::: RECORD EXCERPTS
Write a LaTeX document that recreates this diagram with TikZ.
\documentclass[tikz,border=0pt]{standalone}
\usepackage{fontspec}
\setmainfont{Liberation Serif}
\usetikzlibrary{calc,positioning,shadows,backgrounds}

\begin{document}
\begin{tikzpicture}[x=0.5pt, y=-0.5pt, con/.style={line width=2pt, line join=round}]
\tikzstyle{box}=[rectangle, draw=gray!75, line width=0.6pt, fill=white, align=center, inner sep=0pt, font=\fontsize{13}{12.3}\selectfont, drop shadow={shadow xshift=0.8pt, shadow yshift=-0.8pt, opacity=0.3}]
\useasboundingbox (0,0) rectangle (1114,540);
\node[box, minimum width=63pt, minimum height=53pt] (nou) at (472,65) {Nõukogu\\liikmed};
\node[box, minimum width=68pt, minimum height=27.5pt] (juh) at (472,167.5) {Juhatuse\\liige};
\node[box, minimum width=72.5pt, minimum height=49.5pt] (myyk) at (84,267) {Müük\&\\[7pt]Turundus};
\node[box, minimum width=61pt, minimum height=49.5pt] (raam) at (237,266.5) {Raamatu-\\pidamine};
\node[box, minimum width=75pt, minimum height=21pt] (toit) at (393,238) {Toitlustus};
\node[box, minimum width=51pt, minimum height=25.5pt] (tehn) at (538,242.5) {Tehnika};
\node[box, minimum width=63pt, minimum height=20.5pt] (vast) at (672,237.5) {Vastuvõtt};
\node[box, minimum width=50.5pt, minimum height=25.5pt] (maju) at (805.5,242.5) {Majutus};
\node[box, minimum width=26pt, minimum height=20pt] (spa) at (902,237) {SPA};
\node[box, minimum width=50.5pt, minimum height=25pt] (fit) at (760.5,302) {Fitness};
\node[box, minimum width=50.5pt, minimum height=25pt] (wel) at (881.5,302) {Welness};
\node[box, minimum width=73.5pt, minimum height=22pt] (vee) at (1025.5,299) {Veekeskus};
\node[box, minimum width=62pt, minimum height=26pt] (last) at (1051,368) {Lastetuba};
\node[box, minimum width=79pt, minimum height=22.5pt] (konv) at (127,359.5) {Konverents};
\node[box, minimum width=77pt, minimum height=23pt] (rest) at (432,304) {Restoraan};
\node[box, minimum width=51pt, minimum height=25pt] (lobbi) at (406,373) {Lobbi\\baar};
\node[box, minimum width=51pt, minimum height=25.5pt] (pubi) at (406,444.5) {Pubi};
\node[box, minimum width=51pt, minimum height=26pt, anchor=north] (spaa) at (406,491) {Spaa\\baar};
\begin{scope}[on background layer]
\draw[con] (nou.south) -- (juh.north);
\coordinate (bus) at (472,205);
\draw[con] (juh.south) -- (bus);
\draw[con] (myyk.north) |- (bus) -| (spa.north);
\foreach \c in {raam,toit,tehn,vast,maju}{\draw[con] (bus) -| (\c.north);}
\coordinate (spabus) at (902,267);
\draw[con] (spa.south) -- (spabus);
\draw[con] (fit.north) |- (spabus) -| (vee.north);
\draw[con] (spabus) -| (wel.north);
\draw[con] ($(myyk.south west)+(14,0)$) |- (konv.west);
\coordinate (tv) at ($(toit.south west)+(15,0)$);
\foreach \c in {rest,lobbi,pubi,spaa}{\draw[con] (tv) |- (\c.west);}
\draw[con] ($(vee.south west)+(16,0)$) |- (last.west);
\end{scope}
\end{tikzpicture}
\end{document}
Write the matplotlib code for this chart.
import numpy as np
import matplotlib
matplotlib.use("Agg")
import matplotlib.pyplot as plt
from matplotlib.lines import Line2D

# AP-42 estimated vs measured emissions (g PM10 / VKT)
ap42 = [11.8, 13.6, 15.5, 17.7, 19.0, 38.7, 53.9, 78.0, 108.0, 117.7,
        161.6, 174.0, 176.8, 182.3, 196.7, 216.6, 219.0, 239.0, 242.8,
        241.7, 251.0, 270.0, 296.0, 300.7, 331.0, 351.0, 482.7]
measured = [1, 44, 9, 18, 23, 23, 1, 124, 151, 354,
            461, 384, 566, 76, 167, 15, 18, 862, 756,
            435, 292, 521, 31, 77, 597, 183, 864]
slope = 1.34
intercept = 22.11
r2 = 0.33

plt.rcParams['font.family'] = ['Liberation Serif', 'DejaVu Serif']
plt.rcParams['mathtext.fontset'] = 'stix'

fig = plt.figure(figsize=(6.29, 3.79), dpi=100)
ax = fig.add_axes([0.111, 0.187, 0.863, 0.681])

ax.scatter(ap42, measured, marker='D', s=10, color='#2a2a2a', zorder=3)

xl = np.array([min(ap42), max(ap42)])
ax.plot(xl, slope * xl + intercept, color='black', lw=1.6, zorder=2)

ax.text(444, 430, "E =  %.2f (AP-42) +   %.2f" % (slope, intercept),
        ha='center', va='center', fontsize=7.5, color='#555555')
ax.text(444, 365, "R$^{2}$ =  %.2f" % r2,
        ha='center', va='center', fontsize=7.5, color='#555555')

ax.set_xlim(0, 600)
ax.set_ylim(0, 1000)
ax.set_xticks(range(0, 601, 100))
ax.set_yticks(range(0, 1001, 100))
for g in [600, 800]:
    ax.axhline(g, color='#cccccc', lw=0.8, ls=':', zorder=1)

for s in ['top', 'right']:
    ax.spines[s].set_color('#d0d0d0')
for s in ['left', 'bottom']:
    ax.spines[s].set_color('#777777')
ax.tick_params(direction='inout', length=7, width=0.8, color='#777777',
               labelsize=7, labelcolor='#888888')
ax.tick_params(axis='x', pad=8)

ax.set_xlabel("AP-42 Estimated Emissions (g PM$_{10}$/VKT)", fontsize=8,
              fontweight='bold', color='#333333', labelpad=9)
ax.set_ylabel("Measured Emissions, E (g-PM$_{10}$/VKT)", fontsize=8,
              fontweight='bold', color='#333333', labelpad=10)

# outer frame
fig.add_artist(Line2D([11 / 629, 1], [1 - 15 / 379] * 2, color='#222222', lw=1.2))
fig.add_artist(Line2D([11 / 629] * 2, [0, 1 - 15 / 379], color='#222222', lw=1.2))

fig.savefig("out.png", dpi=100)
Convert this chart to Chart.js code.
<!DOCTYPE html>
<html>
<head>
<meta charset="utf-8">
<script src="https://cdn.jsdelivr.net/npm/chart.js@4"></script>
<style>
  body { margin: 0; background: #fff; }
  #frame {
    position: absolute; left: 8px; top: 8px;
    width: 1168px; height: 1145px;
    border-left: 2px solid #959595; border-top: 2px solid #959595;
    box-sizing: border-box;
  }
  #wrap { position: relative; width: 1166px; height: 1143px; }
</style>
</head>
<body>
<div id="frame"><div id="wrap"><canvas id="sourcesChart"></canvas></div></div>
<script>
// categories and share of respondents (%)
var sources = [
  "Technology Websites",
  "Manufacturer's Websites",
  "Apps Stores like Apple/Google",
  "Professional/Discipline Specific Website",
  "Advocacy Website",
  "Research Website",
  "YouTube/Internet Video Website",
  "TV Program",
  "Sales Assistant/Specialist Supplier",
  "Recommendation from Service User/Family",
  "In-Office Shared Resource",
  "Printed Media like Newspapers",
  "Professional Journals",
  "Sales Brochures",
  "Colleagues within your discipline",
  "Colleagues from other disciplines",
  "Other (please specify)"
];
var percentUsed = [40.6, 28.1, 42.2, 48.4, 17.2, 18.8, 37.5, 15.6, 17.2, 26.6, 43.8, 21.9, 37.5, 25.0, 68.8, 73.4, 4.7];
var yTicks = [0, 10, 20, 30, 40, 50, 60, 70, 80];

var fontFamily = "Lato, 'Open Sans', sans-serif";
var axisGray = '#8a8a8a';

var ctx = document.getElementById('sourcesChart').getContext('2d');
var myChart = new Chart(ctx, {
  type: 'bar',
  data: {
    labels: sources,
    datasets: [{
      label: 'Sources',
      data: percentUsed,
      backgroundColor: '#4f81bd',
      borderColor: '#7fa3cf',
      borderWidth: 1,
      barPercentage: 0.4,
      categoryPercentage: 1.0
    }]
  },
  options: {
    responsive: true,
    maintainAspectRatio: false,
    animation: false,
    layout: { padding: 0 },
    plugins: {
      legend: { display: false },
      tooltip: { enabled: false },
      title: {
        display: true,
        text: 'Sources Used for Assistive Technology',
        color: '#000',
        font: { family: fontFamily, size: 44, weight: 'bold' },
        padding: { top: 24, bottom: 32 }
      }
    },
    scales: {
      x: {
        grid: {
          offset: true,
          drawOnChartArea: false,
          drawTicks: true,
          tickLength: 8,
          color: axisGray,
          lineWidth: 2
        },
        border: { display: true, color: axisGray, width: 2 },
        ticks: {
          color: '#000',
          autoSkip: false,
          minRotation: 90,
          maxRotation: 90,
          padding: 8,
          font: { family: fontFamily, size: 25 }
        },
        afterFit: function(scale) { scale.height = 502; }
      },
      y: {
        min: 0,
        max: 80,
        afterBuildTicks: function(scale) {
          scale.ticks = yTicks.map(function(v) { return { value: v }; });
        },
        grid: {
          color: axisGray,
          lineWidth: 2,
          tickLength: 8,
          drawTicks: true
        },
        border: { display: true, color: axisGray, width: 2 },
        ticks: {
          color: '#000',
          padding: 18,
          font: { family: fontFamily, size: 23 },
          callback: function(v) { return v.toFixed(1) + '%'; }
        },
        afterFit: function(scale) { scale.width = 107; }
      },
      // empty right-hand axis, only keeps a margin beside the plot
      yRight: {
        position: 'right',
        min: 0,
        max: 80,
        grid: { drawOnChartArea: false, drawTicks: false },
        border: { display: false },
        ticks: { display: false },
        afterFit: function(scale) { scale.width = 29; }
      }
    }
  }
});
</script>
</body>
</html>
::::::
# GIVEN PROBLEM
In the entries above, identify every line with the word "matplotlib". Copy those lines.

# OUTPUT OF THE TASK
Write the matplotlib code for this chart.
import matplotlib
matplotlib.use("Agg")
import matplotlib.pyplot as plt
from matplotlib.lines import Line2D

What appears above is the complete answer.